⟨

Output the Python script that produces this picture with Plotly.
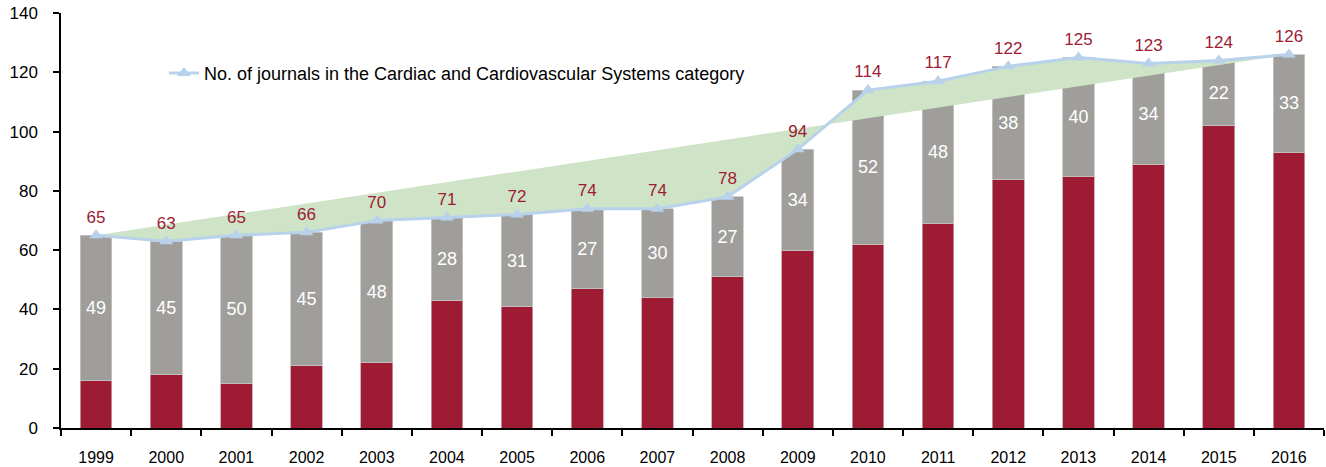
import plotly.graph_objects as go

years = [str(y) for y in range(1999, 2017)]
totals = [65, 63, 65, 66, 70, 71, 72, 74, 74, 78, 94, 114, 117, 122, 125, 123, 124, 126]
grey_vals = [49, 45, 50, 45, 48, 28, 31, 27, 30, 27, 34, 52, 48, 38, 40, 34, 22, 33]
red_vals = [16, 18, 15, 21, 22, 43, 41, 47, 44, 51, 60, 62, 69, 84, 85, 89, 102, 93]

FONT = "Liberation Sans, Arial, sans-serif"
RED = "#9D1B33"
GREY = "#A09E9B"
BLUE = "#B8D2EC"
GREEN = "#CFE4C7"

fig = go.Figure()
fig.add_trace(go.Bar(x=years, y=red_vals, marker=dict(color=RED, line=dict(color="#C8A0A8", width=0.8)),
                     width=0.45, showlegend=False, hoverinfo="skip"))
fig.add_trace(go.Bar(x=years, y=grey_vals, marker=dict(color=GREY, line=dict(color="#C8C6C4", width=0.8)),
                     width=0.45, showlegend=False, text=[str(v) for v in grey_vals],
                     textposition="inside", insidetextanchor="middle", textangle=0,
                     textfont=dict(color="white", size=18, family=FONT), cliponaxis=False))
# green area between data line and chord from first to last point
fig.add_trace(go.Scatter(x=years, y=totals, mode="lines", fill="toself", fillcolor=GREEN,
                         line=dict(width=0, color=GREEN), showlegend=False, hoverinfo="skip"))
fig.add_trace(go.Scatter(x=years, y=totals, mode="lines+markers",
                         line=dict(color=BLUE, width=3),
                         marker=dict(symbol="triangle-up", size=12, color=BLUE),
                         name="No. of journals in the Cardiac and Cardiovascular Systems category"))
# total labels above the points (invisible markers push the text upward)
fig.add_trace(go.Scatter(x=years, y=totals, mode="markers+text", text=[str(v) for v in totals],
                         marker=dict(size=12, opacity=0), textposition="top center",
                         textfont=dict(color=RED, size=17, family=FONT),
                         showlegend=False, cliponaxis=False, hoverinfo="skip"))

fig.update_layout(
    width=1326, height=467,
    margin=dict(l=61, r=2, t=13, b=39, autoexpand=False),
    barmode="stack",
    plot_bgcolor="white", paper_bgcolor="white",
    font=dict(family=FONT, color="black", size=16),
    legend=dict(x=0.0815, y=0.855, xanchor="left", yanchor="middle", bgcolor="rgba(0,0,0,0)",
                font=dict(size=18, family=FONT)),
    xaxis=dict(type="category", range=[-0.5, 17.5], showline=True, linecolor="black", linewidth=1.5,
               automargin=False, ticks="outside", tickson="boundaries", ticklen=6, tickcolor="black",
               tickwidth=1.5, tickangle=0, tickfont=dict(size=16), showgrid=False, ticklabelstandoff=14),
    yaxis=dict(range=[0, 140], dtick=20, showline=True, linecolor="black", linewidth=1.5, automargin=False,
               ticks="outside", ticklen=6, tickcolor="black", tickwidth=1.5,
               tickfont=dict(size=17), showgrid=False, zeroline=False, ticklabelstandoff=12),
)
fig.write_html("out.html", config={"displayModeBar": False},
               post_script="document.body.style.margin='0';document.body.style.overflow='hidden';")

⟩

● **Exercise objective**
Set every line down exactly as written, leaving each picture out.

● **Result for this task**
Output the Python script that produces this picture with Plotly.
import plotly.graph_objects as go

years = [str(y) for y in range(1999, 2017)]
totals = [65, 63, 65, 66, 70, 71, 72, 74, 74, 78, 94, 114, 117, 122, 125, 123, 124, 126]
grey_vals = [49, 45, 50, 45, 48, 28, 31, 27, 30, 27, 34, 52, 48, 38, 40, 34, 22, 33]
red_vals = [16, 18, 15, 21, 22, 43, 41, 47, 44, 51, 60, 62, 69, 84, 85, 89, 102, 93]

FONT = "Liberation Sans, Arial, sans-serif"
RED = "#9D1B33"
GREY = "#A09E9B"
BLUE = "#B8D2EC"
GREEN = "#CFE4C7"

fig = go.Figure()
fig.add_trace(go.Bar(x=years, y=red_vals, marker=dict(color=RED, line=dict(color="#C8A0A8", width=0.8)),
                     width=0.45, showlegend=False, hoverinfo="skip"))
fig.add_trace(go.Bar(x=years, y=grey_vals, marker=dict(color=GREY, line=dict(color="#C8C6C4", width=0.8)),
                     width=0.45, showlegend=False, text=[str(v) for v in grey_vals],
                     textposition="inside", insidetextanchor="middle", textangle=0,
                     textfont=dict(color="white", size=18, family=FONT), cliponaxis=False))
# green area between data line and chord from first to last point
fig.add_trace(go.Scatter(x=years, y=totals, mode="lines", fill="toself", fillcolor=GREEN,
                         line=dict(width=0, color=GREEN), showlegend=False, hoverinfo="skip"))
fig.add_trace(go.Scatter(x=years, y=totals, mode="lines+markers",
                         line=dict(color=BLUE, width=3),
                         marker=dict(symbol="triangle-up", size=12, color=BLUE),
                         name="No. of journals in the Cardiac and Cardiovascular Systems category"))
# total labels above the points (invisible markers push the text upward)
fig.add_trace(go.Scatter(x=years, y=totals, mode="markers+text", text=[str(v) for v in totals],
                         marker=dict(size=12, opacity=0), textposition="top center",
                         textfont=dict(color=RED, size=17, family=FONT),
                         showlegend=False, cliponaxis=False, hoverinfo="skip"))

fig.update_layout(
    width=1326, height=467,
    margin=dict(l=61, r=2, t=13, b=39, autoexpand=False),
    barmode="stack",
    plot_bgcolor="white", paper_bgcolor="white",
    font=dict(family=FONT, color="black", size=16),
    legend=dict(x=0.0815, y=0.855, xanchor="left", yanchor="middle", bgcolor="rgba(0,0,0,0)",
                font=dict(size=18, family=FONT)),
    xaxis=dict(type="category", range=[-0.5, 17.5], showline=True, linecolor="black", linewidth=1.5,
               automargin=False, ticks="outside", tickson="boundaries", ticklen=6, tickcolor="black",
               tickwidth=1.5, tickangle=0, tickfont=dict(size=16), showgrid=False, ticklabelstandoff=14),
    yaxis=dict(range=[0, 140], dtick=20, showline=True, linecolor="black", linewidth=1.5, automargin=False,
               ticks="outside", ticklen=6, tickcolor="black", tickwidth=1.5,
               tickfont=dict(size=17), showgrid=False, zeroline=False, ticklabelstandoff=12),
)
fig.write_html("out.html", config={"displayModeBar": False},
               post_script="document.body.style.margin='0';document.body.style.overflow='hidden';")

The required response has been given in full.